Was there any evidence of facts and circumstances within the knowledge of the plaintiff calculated to attract attention and put him upon his guard, and stimulate inquiry as to the character of the note which he purchased? "If so, it is well settled," says Ruffin, C. J., in Bunting v. Ricks, 22 N.C. 130, "that the person is affected with knowledge of all that the inquiry would disclose," and this is reaffirmed in Hulbert v. Douglas, 94 N.C. 122.
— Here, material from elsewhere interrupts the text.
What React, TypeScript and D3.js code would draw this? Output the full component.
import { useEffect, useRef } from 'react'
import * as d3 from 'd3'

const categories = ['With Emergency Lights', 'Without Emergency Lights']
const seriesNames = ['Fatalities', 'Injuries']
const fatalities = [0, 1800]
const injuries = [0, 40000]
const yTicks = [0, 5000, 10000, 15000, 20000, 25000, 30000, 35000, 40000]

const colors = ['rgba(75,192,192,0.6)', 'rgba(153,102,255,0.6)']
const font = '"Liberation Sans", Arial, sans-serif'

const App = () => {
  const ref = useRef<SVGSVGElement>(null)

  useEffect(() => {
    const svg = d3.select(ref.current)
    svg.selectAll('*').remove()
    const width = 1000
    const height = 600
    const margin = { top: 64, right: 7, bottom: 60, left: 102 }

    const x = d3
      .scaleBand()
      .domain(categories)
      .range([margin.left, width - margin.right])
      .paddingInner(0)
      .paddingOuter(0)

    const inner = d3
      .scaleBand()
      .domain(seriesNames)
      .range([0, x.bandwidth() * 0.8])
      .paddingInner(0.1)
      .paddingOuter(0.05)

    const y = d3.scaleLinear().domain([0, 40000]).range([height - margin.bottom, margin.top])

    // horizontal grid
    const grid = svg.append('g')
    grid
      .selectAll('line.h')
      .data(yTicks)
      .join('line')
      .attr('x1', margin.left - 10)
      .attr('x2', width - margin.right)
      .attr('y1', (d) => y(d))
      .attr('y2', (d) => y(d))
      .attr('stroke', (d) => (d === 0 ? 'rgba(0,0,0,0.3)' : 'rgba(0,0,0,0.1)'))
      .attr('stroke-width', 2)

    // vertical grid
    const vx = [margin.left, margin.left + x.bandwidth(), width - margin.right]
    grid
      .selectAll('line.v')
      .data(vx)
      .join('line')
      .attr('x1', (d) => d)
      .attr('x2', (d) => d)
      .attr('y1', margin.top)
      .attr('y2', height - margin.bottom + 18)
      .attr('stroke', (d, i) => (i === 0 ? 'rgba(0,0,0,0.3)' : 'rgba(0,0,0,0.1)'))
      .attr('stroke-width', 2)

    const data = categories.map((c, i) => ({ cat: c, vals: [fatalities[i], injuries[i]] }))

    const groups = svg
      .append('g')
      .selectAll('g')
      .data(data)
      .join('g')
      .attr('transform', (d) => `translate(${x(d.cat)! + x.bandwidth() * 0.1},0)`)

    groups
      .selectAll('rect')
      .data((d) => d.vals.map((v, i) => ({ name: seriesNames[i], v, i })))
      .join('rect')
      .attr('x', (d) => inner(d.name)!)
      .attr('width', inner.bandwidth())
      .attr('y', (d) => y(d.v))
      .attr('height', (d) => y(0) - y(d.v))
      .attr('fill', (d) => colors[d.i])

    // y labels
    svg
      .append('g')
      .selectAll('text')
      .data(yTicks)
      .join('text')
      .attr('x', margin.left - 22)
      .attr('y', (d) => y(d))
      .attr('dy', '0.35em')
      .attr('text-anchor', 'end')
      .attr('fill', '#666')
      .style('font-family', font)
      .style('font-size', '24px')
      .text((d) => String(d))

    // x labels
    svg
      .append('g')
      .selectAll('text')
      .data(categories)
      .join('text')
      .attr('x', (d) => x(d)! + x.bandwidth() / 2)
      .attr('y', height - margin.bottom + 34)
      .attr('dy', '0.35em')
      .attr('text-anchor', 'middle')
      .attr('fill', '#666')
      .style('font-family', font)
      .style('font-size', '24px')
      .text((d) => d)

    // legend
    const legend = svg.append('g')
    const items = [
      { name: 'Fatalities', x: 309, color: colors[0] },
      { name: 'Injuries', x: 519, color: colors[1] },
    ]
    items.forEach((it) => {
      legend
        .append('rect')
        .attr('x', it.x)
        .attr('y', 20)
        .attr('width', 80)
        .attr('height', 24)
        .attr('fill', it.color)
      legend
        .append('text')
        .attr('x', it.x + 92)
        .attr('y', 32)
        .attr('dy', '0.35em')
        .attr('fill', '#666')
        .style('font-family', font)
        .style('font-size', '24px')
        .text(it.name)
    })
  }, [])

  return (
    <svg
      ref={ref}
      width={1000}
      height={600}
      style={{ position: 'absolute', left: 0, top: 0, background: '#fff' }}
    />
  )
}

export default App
We think that the testimony of the plaintiff himself shows facts that should have put him on inquiry. He was careful to make inquiry as to the solvency of the maker of the note. This was prudent; but when he was offered a note by a perfect stranger for $100 made by the defendant, whom he had, upon inquiry, ascertained to be perfectly solvent, for $125, payable six months after date, at a place named in his own town, which he knew to have no existence, and when he knew, as he did, that the note was given "for some sort of a township right," upon some sort of contract, he did not know what, would not ordinary prudence and a proper regard for the rights and interest of the debtor, whom he knew to be solvent, have suggested that he press his inquiry further, and ascertain something about the character of the payee in the note, and why it was made payable at a place which he knew had no existence, as well as to have inquired as to the solvency of the maker of the note? Conceding in favor of the purchaser of negotiable paper before (299) maturity, that the simple fact that the purchased from a stranger who sold for much less than its value, would not be sufficient. There was conflicting testimony, and we think his Honor erred in refusing to submit the question to the jury upon all the evidence. It was error to single out the testimony of the plaintiff and tell the jury that if they believed his statement they must answer the issue "Yes." Long v. Hall, 97 N.C. 286; S. v. Rogers, 93 N.C. 523, and cases cited.
Error.
Overruled: S. c., 111 N.C. 243; Carrington v. Waff, 112 N.C. 121; Smathers v. Hotel Co., 162 N.C. 351.